A Sea Cave Near Lisbon is an 1896 British short silent actuality film, directed by Henry Short, featuring a view looking out to sea through the Boca do Inferno (Hell's Mouth) cave near Lisbon, with waves breaking in. The film was popular with audiences and received positive reviews.

==Synopsis==

A Sea Cave Near Lisbon (1896)

A Sea Cave Near Lisbon consists of a single shot, looking out through the entrance of the Boca do Inferno (Hell's Mouth) cave near Lisbon. Waves enter the cave, breaking on the rocks at the cave's mouth. The film lasts 13 seconds.

==Production==
In 1896, film pioneer R. W. Paul sent his associate Henry Short on a film-making trip to the Iberian Peninsula, with a new lightweight portable camera he had developed. Paul, who had earlier in the year developed a projection system known as the "Theatrograph", was at the time in commercial competition with the Lumière brothers, who themselves had demonstrated a projection system in London on the same day, 20 February. The Alhambra Theatre in Leicester Square, London, were impressed by Paul's system and offered him a contract to supply equipment and staff. Paul was thus keen to acquire footage to make a positive impact on audiences at the Alhambra.

During the five-week trip in August and September, Short created 18 actuality films, mostly in the cities of Cádiz, Lisbon, Madrid and Seville. Most of these were either urban views, including the Puerto del Sol in Madrid and Triana, Seville, or cultural scenes, such as an Andalusian dance and Fado performers.

Films documenting waves had become popular with audiences, as exemplified by the April 1896 film Rough Sea at Dover, and many others were produced in the years up to 1912. A Sea Cave Near Lisbon was, however, the first cinematic depiction of a cave. Short travelled to the Boca do Inferno for filming on 13 September. It was filmed using a camera mounted on a boat inside the cave.

==Release and reception==
The film was shown for the first time at the Alhambra Theatre on 22 October 1896, as the thirteenth part of a fourteen-part programme of Short's films, entitled "A Tour in Spain and Portugal". Paul included it in his film catalogue for wider exhibition, where it was described as "a very striking and artistic photograph of a large cave near the Atlantic coast, into which waves dash with great violence".

The film was immediately popular with audiences and received very positive reviews. A reviewer in The Era described it as "one of the most beautiful realisations of the sea that we have ever witnessed...the grandeur of the scenes are remarkable". The Daily Telegraph described it as "a picture of real beauty". In the Morning Post, a reviewer described it as "one of the most remarkable effects produced by any of the 'graphies' yet put forward". The film was the most popular of the 14 films, and one of the most successful films in early British cinema. Its popularity continued in subsequent years, and it still appeared in Paul's sales catalogue in 1903, with the statement: "This film has never been equalled as a portrayal of fine wave effects".

==Legacy==
Film historian Michael Brooke has described the film as "a very impressive achievement", and "one of the first instances in early cinema of a creative approach towards framing a shot".

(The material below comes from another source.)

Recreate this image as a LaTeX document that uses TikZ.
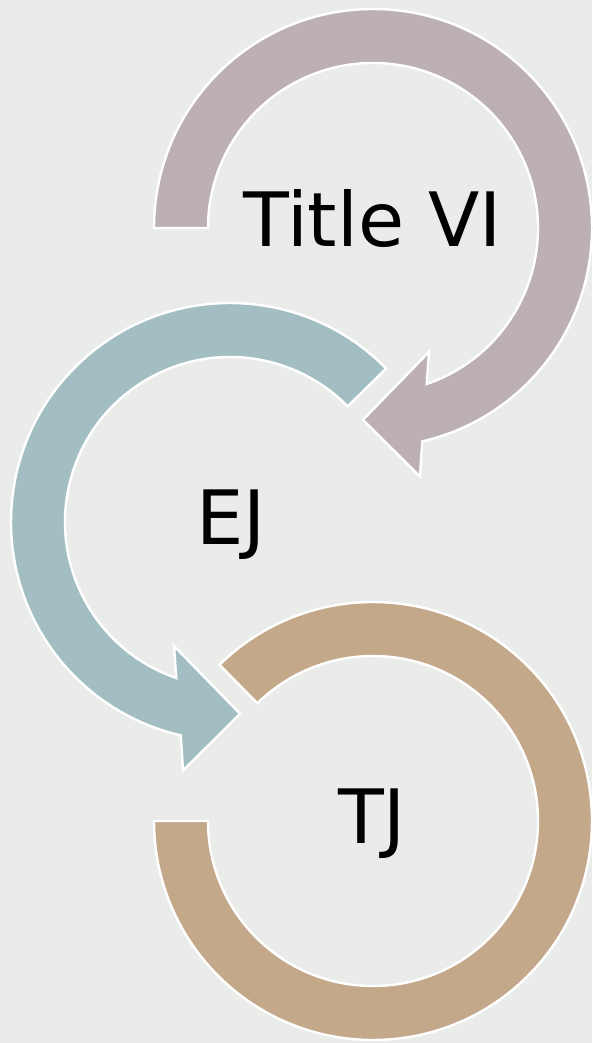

He has also pointed to the importance of A Sea Cave Near Lisbon and the other films shown in A Tour of Spain and Portugal in terms of its contribution to the history of the British documentary movement, of which he describes R. W. Paul as "was one of its most important precursors." Where previously, factual films generally consisted of stand-alone actualities intended for individual show, the programme put together by Paul from Henry Short's sequences was his first attempt to gather short actualities into a longer collective work. Paul sent Short on a similar trip to Egypt in 1897. From this time Paul continued to experiment with multi-shot actualities, leading to longer works such as Army Life (1900) and Whaling Afloat and Ashore (1908).

Unlike most of the other films from Short's trip, A Sea Cave Near Lisbon has survived in its entirety, and has been made available on the British Film Institute DVD collection RW Paul: The Collected Films 1895-1908, with music by silent film accompanist Stephen Horne.